The first case of sedition was presumably Queen-Empress v. Jogendra Chunder Bose & Ors., (1892) ILR 19 Cal 35 in 1891, where the editors of a Bengali magazine were charged for writing against the government policy of age of consent and criticizing it. The editors had argued that this law took away their right to freely exercise their opinions The publishers could not be exonerated of legal duty just because they did not write the seditious content, according to the Calcutta High Court, because the magazine’s circulation was meant to be read by the target population. From this case, the court had also emphasized on actual criticism and disaffection.

Another such landmark case is of Queen-Empress v. Bal Gangadhar Tilak & Keshav Mahadev Bal, (1897) ILR 22 Bom 112, where Tilak was tried for sedition for the incitement of violence which caused the death of two British officials. He had criticised the colonials in his magazine ‘Kesari’ and was held guilty.

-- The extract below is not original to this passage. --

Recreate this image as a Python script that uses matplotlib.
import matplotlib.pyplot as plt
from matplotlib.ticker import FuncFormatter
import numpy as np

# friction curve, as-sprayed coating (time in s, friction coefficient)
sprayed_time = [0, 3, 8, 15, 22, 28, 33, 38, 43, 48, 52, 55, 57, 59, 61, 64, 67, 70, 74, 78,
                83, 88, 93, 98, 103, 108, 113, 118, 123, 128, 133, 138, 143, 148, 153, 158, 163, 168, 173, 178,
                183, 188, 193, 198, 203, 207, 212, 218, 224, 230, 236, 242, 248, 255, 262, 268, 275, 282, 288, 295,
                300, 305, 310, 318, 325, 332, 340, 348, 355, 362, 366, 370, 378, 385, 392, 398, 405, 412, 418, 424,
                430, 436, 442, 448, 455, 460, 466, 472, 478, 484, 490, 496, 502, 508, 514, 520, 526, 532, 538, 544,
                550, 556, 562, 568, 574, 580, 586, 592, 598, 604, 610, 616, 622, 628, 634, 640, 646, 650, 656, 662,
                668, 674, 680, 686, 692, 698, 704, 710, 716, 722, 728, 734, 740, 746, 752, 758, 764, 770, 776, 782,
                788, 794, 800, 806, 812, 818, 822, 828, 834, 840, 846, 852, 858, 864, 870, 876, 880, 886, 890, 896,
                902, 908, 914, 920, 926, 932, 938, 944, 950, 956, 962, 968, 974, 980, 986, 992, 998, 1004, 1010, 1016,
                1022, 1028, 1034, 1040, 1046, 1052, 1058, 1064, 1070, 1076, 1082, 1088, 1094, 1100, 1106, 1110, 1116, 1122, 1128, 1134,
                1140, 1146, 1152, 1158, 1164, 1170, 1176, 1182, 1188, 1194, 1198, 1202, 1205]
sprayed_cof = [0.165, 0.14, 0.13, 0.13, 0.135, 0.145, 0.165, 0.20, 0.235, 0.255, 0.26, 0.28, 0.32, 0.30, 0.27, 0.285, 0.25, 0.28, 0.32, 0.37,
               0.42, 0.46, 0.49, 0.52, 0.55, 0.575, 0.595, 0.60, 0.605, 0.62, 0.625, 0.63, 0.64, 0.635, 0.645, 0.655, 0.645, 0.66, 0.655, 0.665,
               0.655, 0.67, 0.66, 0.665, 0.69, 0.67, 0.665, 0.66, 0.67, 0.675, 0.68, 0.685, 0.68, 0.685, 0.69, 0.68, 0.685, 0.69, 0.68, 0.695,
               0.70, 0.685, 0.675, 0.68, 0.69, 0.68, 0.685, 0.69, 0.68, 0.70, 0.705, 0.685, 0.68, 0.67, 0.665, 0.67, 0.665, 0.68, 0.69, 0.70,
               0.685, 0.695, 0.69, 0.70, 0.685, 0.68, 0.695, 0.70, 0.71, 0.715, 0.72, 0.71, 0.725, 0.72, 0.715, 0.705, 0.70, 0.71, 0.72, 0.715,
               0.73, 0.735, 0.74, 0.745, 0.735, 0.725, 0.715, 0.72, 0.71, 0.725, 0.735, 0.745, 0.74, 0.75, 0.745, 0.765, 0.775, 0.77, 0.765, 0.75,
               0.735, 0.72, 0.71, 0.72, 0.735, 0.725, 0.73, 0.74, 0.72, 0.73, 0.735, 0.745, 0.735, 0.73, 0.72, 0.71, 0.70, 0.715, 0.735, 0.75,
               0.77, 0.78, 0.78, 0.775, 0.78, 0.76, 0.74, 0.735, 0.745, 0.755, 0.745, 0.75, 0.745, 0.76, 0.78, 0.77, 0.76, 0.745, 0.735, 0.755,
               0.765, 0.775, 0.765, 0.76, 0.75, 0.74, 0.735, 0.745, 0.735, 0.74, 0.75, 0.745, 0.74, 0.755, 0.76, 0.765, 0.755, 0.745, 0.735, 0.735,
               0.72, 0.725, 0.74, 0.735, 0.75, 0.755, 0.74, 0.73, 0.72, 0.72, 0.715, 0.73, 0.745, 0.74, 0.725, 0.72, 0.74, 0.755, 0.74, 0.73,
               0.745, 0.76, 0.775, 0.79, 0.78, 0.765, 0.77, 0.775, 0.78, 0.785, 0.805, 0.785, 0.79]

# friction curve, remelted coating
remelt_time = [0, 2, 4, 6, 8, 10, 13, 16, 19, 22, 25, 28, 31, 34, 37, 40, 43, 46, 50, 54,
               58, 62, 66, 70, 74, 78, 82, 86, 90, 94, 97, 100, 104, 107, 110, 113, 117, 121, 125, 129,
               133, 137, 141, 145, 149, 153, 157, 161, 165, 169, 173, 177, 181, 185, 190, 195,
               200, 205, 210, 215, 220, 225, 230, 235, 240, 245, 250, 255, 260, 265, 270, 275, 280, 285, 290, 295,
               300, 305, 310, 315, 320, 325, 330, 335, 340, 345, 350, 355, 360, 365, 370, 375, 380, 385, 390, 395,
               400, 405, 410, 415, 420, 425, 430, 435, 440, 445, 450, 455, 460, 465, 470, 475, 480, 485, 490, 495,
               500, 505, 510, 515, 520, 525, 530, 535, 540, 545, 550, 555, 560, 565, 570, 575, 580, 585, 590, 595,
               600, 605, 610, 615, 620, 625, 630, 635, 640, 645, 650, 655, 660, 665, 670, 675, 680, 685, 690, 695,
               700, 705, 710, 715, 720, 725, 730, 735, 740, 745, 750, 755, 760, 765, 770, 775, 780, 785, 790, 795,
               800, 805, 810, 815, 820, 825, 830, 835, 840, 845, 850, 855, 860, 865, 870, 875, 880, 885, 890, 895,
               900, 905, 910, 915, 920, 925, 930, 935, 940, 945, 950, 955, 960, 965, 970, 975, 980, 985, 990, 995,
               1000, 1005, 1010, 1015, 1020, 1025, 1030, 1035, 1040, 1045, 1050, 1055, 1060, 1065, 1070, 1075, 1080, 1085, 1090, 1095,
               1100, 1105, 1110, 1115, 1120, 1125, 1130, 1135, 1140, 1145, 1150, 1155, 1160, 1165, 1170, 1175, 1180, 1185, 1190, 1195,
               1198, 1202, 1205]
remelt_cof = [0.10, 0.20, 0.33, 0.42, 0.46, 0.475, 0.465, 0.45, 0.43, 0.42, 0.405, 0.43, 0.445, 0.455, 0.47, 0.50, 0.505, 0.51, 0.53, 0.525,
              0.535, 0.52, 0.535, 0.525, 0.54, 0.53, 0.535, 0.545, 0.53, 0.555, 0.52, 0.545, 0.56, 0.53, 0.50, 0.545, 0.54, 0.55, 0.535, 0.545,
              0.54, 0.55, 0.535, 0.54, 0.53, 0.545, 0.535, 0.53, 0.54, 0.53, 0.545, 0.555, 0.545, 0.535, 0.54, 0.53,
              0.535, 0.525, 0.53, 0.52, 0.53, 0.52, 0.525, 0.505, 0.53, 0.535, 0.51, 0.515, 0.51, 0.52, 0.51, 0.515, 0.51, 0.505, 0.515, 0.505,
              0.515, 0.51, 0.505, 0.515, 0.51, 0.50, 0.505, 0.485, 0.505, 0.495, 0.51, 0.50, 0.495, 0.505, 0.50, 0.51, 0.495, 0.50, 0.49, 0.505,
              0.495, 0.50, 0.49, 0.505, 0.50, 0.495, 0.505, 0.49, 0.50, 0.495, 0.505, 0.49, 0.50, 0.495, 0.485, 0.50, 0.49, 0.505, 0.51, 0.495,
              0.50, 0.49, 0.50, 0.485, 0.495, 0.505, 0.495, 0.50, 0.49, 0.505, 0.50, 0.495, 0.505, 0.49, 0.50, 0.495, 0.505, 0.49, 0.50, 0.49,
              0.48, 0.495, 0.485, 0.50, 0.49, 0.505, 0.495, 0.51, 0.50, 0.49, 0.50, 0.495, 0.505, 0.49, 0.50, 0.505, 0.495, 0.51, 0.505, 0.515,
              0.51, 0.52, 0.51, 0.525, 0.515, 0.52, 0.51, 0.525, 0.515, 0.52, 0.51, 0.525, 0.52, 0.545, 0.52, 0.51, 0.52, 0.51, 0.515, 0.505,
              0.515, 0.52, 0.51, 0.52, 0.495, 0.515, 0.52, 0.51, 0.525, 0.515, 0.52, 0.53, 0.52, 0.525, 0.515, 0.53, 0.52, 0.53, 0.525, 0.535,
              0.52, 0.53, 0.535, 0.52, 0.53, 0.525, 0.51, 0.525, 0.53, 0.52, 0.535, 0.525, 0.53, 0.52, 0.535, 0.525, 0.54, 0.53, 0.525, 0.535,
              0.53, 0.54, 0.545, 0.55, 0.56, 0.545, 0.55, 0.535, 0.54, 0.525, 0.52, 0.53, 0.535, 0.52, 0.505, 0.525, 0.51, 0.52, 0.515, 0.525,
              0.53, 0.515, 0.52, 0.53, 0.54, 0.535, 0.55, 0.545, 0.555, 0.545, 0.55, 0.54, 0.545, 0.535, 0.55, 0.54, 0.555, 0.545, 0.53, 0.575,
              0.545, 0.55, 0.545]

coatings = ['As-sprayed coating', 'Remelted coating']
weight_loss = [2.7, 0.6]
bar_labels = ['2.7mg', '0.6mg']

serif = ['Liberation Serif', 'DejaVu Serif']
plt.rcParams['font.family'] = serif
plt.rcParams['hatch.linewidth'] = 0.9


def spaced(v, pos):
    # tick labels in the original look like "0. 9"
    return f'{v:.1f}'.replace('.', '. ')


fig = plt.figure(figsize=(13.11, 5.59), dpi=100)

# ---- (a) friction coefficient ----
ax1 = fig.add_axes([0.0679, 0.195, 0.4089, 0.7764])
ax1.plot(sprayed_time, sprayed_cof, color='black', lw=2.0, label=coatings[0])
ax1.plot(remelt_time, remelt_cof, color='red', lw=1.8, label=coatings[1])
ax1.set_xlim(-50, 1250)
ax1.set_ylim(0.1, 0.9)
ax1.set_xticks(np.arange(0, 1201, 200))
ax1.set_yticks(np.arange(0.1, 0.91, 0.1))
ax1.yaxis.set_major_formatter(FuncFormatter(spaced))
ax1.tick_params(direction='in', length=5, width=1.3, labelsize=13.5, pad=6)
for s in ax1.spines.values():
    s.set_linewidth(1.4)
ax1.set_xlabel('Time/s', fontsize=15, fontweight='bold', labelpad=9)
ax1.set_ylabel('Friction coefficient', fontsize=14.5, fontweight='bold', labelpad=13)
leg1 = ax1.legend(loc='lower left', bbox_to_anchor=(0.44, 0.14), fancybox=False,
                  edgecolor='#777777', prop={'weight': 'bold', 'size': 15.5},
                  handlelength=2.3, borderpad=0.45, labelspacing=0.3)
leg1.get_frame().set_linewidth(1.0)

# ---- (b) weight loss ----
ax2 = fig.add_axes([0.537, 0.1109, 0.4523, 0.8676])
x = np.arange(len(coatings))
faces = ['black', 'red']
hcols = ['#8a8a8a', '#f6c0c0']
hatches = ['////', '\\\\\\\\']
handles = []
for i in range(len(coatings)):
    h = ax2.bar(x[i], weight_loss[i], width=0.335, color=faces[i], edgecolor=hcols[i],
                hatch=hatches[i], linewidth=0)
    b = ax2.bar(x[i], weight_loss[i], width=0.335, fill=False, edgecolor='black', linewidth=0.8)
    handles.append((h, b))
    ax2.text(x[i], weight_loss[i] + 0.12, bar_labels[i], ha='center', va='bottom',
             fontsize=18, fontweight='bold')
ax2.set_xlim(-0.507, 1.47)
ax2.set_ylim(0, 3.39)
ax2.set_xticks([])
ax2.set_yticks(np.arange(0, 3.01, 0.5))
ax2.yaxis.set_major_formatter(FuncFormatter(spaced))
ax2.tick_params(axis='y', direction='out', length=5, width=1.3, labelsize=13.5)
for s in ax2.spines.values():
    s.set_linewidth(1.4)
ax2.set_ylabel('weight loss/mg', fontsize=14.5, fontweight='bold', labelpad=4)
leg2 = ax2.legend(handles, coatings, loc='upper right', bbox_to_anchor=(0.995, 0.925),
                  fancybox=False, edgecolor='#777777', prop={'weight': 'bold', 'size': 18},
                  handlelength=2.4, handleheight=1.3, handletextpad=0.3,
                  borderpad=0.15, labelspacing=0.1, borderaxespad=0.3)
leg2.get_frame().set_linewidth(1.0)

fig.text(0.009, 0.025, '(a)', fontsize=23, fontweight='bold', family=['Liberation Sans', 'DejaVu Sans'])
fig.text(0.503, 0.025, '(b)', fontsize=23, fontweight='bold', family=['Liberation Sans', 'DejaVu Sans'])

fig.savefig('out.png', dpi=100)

Therefore, the question arises about the importance of sedition law. Is it really essential in protecting the interests and well-being of the government, because various groups of people have conflicting opinions about the future of sedition laws? As the CJI asked about the relevance of the law, while also calling it colonial, there can be a doubt of political tyranny or a chance of mis-use of sedition laws. Governments can use the law to silence anyone who criticise them or their policies. The validity of the entire provision can be questioned and needs to be in check. Some guidelines have to be laid down in order to curb the government from misusing the power of sedition laws. They need to be kept in check in order to not exploit the fundamental rights of the citizens. Disaffection towards the government is a right and cannot be taken away in the name of national interest.We can speak out and express our opinions against the governments and ministers as long as there is no incitement of violence as that is an essential of sedition law. Even our former Prime Minister Nehru was a critic of sedition law, and was strongly in favour of getting rid of it, he had described it as “highly objectionable and obnoxious”. Still after 50 years, the law still stands.

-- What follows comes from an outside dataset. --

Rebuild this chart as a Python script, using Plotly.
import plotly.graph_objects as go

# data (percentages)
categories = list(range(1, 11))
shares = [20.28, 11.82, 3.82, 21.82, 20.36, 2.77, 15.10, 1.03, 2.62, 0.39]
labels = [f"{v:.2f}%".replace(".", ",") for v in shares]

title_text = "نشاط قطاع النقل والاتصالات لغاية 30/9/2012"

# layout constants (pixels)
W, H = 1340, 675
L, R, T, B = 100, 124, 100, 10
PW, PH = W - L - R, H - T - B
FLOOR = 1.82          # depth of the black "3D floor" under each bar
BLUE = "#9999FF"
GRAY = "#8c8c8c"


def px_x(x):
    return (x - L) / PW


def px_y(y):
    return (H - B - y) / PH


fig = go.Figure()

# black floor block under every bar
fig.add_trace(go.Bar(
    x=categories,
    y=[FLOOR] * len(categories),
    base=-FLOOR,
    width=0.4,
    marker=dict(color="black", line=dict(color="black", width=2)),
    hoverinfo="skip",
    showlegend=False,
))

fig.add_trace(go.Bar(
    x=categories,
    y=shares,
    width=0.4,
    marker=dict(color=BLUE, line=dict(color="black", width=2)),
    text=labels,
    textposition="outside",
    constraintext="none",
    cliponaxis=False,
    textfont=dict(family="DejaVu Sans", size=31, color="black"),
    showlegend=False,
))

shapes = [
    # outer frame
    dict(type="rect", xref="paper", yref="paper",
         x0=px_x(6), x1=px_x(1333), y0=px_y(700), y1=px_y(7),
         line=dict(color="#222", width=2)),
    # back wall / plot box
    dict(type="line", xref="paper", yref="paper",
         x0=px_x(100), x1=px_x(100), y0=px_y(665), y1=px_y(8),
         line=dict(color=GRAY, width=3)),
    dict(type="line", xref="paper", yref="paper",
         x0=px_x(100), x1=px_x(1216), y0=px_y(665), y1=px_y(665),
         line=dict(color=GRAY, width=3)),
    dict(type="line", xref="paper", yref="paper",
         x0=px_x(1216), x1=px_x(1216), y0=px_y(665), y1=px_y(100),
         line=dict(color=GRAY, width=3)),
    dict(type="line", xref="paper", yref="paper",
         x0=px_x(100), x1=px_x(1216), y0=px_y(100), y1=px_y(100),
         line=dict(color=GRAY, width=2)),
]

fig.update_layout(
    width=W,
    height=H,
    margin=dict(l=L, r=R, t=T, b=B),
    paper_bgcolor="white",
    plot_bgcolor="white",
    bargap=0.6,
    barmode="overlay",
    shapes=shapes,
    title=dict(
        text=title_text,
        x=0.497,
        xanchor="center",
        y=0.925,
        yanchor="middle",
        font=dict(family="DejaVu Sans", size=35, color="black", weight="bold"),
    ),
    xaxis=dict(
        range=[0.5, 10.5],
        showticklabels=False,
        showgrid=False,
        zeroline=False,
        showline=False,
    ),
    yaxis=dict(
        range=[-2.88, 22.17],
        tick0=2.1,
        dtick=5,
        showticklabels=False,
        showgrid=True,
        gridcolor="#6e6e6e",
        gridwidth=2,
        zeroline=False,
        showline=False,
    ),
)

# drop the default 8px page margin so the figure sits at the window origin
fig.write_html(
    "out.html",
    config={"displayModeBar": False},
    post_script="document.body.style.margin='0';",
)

It has been noted in various cases where the mis-use of sedition laws is apparent. Due to thepoorly written definition of sedition law, many times the police can wrongly accuse the people as the law does not state which acts fall under sedition. In many instances, journalists who dare speak out against the acts or policies of the government are slapped with a case of sedition and imprisoned. One such person is Kishore Chandra Wangkhem, a journalist who has been in and out of jails for speaking out against the chief minister of Manipur. The point to be noted here is all his criticisms and Facebook posts had nothing to do with inciting violence or threatening national security. So, despite that he has been incarcerated by the officials who have no fear of the consequences for mis-using the law. Apart from that, there are countless cases where government officials have tried to book people with sedition cases for mere criticism of the government which comes under a fundamental right, even though not absolute.

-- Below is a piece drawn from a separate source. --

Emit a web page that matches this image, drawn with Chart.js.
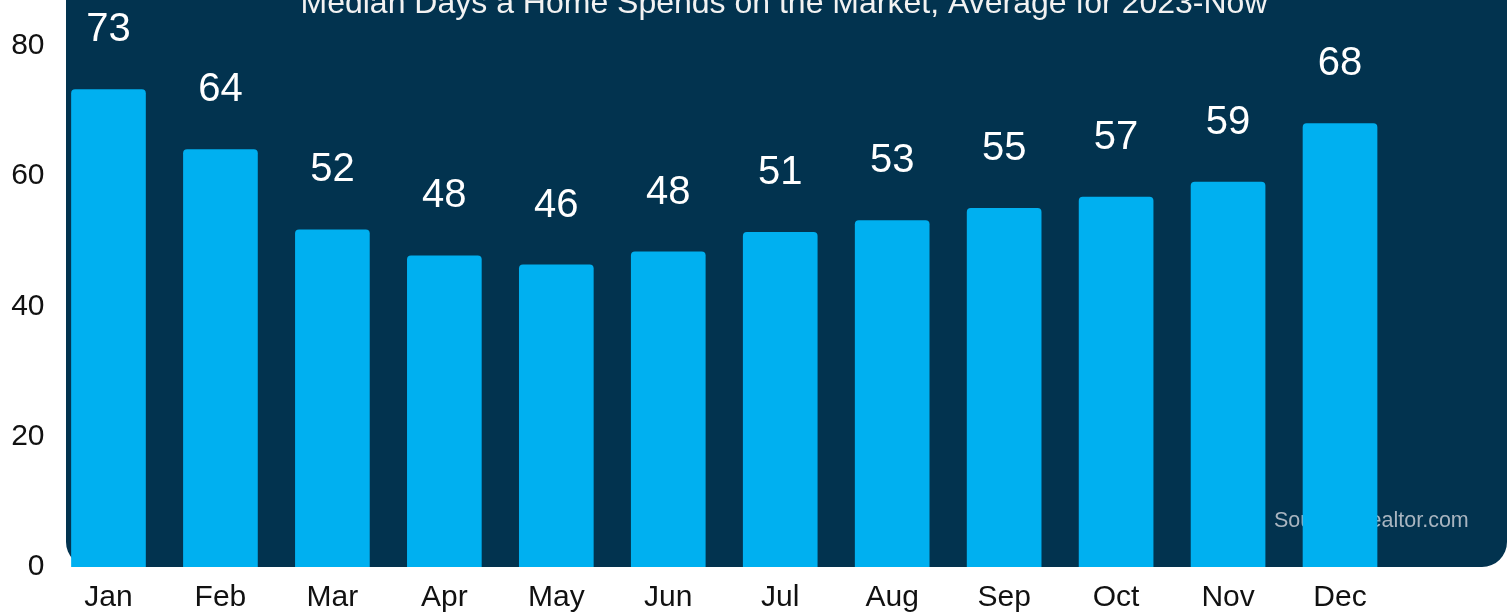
<!DOCTYPE html>
<html>
<head>
<meta charset="utf-8">
<title>Median Days a Home Spends on the Market</title>
<script src="https://cdn.jsdelivr.net/npm/chart.js@4.4.1/dist/chart.umd.min.js"></script>
<style>
    html, body { margin: 0; padding: 0; background: #ffffff; overflow: hidden; }
    #wrap { width: 1511px; height: 614px; }
</style>
</head>
<body>
<div id="wrap"><canvas id="daysChart" width="1511" height="614"></canvas></div>
<script>
// Veriler
const MONTHS = ['Jan', 'Feb', 'Mar', 'Apr', 'May', 'Jun', 'Jul', 'Aug', 'Sep', 'Oct', 'Nov', 'Dec'];
const MEDIAN_DAYS = [73.3, 64.1, 51.8, 47.8, 46.4, 48.4, 51.4, 53.2, 55.1, 56.8, 59.1, 68.1];
const Y_TICKS = [0, 20, 40, 60, 80];
const TITLE_TEXT = 'Median Days a Home Spends on the Market, Average for 2023-Now';
const SOURCE_TEXT = 'Source: Realtor.com';

// Ortak stil ayarları
const STYLE = {
    panel: '#02334f',
    bar: '#00b0f0',
    axisText: '#111111',
    valueText: '#ffffff',
    sourceText: '#a9b5c0',
    axisFont: "'Liberation Sans', Arial, sans-serif",
    valueFont: "'Liberation Sans', Arial, sans-serif"
};

// Lacivert arka plan paneli + kaynak notu (barların arkasında kalır)
const panelPlugin = {
    id: 'panel',
    beforeDraw(chart) {
        const ctx = chart.ctx;
        ctx.save();
        ctx.fillStyle = STYLE.panel;
        ctx.beginPath();
        ctx.roundRect(66, -40, 1441, 607, [0, 0, 25, 25]);
        ctx.fill();

        ctx.fillStyle = STYLE.sourceText;
        ctx.font = `21.5px ${STYLE.axisFont}`;
        ctx.textAlign = 'left';
        ctx.textBaseline = 'alphabetic';
        ctx.fillText(SOURCE_TEXT, 1274, 527);
        ctx.restore();
    }
};

// Başlık ve bar üstü değer etiketleri
const labelPlugin = {
    id: 'valueLabels',
    afterDatasetsDraw(chart) {
        const ctx = chart.ctx;
        const meta = chart.getDatasetMeta(0);
        ctx.save();
        ctx.fillStyle = STYLE.valueText;
        ctx.font = `40px ${STYLE.valueFont}`;
        ctx.textAlign = 'center';
        ctx.textBaseline = 'alphabetic';
        meta.data.forEach((bar, i) => {
            ctx.fillText(String(Math.round(MEDIAN_DAYS[i])), bar.x, bar.y - 48);
        });

        ctx.fillStyle = '#f2f2f2';
        ctx.font = `32px ${STYLE.axisFont}`;
        ctx.fillText(TITLE_TEXT, 784, 13);
        ctx.restore();
    }
};

function renderDaysChart() {
    const canvas = document.getElementById('daysChart');
    if (!canvas) return;
    const ctx = canvas.getContext('2d');

    new Chart(ctx, {
        type: 'bar',
        data: {
            labels: MONTHS,
            datasets: [{
                label: 'Median Days',
                data: MEDIAN_DAYS,
                backgroundColor: STYLE.bar,
                borderWidth: 0,
                borderRadius: { topLeft: 4, topRight: 4 },
                borderSkipped: 'bottom',
                categoryPercentage: 1,
                barPercentage: 0.667
            }]
        },
        options: {
            responsive: false,
            animation: false,
            devicePixelRatio: 1,
            layout: { padding: { left: 0, right: 115, top: 0, bottom: 0 } },
            plugins: {
                legend: { display: false },
                tooltip: { enabled: false },
                title: { display: false }
            },
            scales: {
                x: {
                    grid: { display: false, drawTicks: false },
                    border: { display: false },
                    ticks: {
                        color: STYLE.axisText,
                        padding: 13,
                        maxRotation: 0,
                        font: { family: STYLE.axisFont, size: 30 }
                    },
                    afterFit(scale) {
                        scale.height = 47;
                        scale.paddingLeft = 0;
                        scale.paddingRight = 0;
                    }
                },
                y: {
                    min: 0,
                    max: 87,
                    grid: { display: false, drawTicks: false },
                    border: { display: false },
                    ticks: {
                        color: STYLE.axisText,
                        padding: 8,
                        font: { family: STYLE.axisFont, size: 30 }
                    },
                    afterBuildTicks(scale) {
                        scale.ticks = Y_TICKS.map(v => ({ value: v }));
                    },
                    afterFit(scale) {
                        scale.width = 52.5;
                        // üst etiket taşması için bırakılan boşluğu kaldır
                        scale.paddingTop = 0;
                        scale.paddingBottom = 0;
                    }
                }
            }
        },
        plugins: [panelPlugin, labelPlugin]
    });
}

renderDaysChart();
</script>
</body>
</html>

A recent and very salient case is of climate activist Disha Ravi who was charged with sedition because of the so-called alleged connections with the farmers protest violence. There wasn’t even a shred of evidence connecting the accused to the perpetrators of the violence according to the additional sessions judge Dharmendra Rana. So, in short, Ravi was accused of sedition and arrested without there being actual proof that her actions had caused violence. The Delhi court’s ruling said that the government cannot put citizens behind bars just because they aren’t agreeing with the state policies. This ruling clearly shows how the government is indiscriminately misusing the law.

 Another such example is of activist Akhil Gogoi, the man responsible for leading protests against the citizenship amendment act in Assam. The government officials were thinking that this might cause them trouble and inconvenience, shut him down and he was thrown into jail with the charge of sedition. Is this what our country has come to, that mere raising our voices and free speech can be harmful? Gogoi later contested and won, the unjust mark of the charge of sedition was taken off him.

But what about the officials? They roam around escaping culpability, silencing anyone who dare speak out against their policies. The government is supposed to help and protect the people, not look out for their own benefits. This is why a better system with just laws of sedition is needed. Either scrap the entire section of sedition laws, or make them accurate and just, and not just a tool for the government to silence anyone who seems like a threat. Every day, citizens, journalists, activists get charged for sedition with not enough proof and on flimsy grounds. They are deprived of their rights and freedom. This is not the future our forefathers imagined while drafting the constitution. Not the country where laws like sedition can freely deprive the people of their liberty. In his poem, ‘where the mind is without fear’ Tagore talks about a country where we can freely maintain our dignity, our freedom. He had envisioned India as a new and envisioned country. The point to be noted is that Tagore wrote this poem during the period when India was struggling for independence from the British, but even after 75 years of independence, a colonial-era law of sedition is being used to shatter the voices of the citizens. I quote the apex court as it rightfully said that ‘our concern is mis-use of the law and no accountability of the executive’. That is something that needs to be changed as we progress towards a better and developing future. The scope and limits of sedition need to be drastically limited for the progress of our country.


The Supreme Court has put some emphasis on this matter, there is a hope that the law of sedition may be scrapped or revised so that no authority can use it as a tool to harm the democratic integrity. The term “sedition” has a lot of complexity and should be used with caution. Our country is the biggest democracy in the world and article 19(1)(A) guarantees the freedom of speech and expression to each person unconditionally. Therefore, Section 124A should not be used fraudulently as an instrument to supress free speech. The concept of sedition should be restricted to exclusively cover matters relating to India’s territorial integrity and sovereignty. We, as people of the Indian Republic, must urge that the sedition statute be repealed in its entirety in order to realise the goal of the Constituent Assembly, which rejected sedition when drafting the Constitution.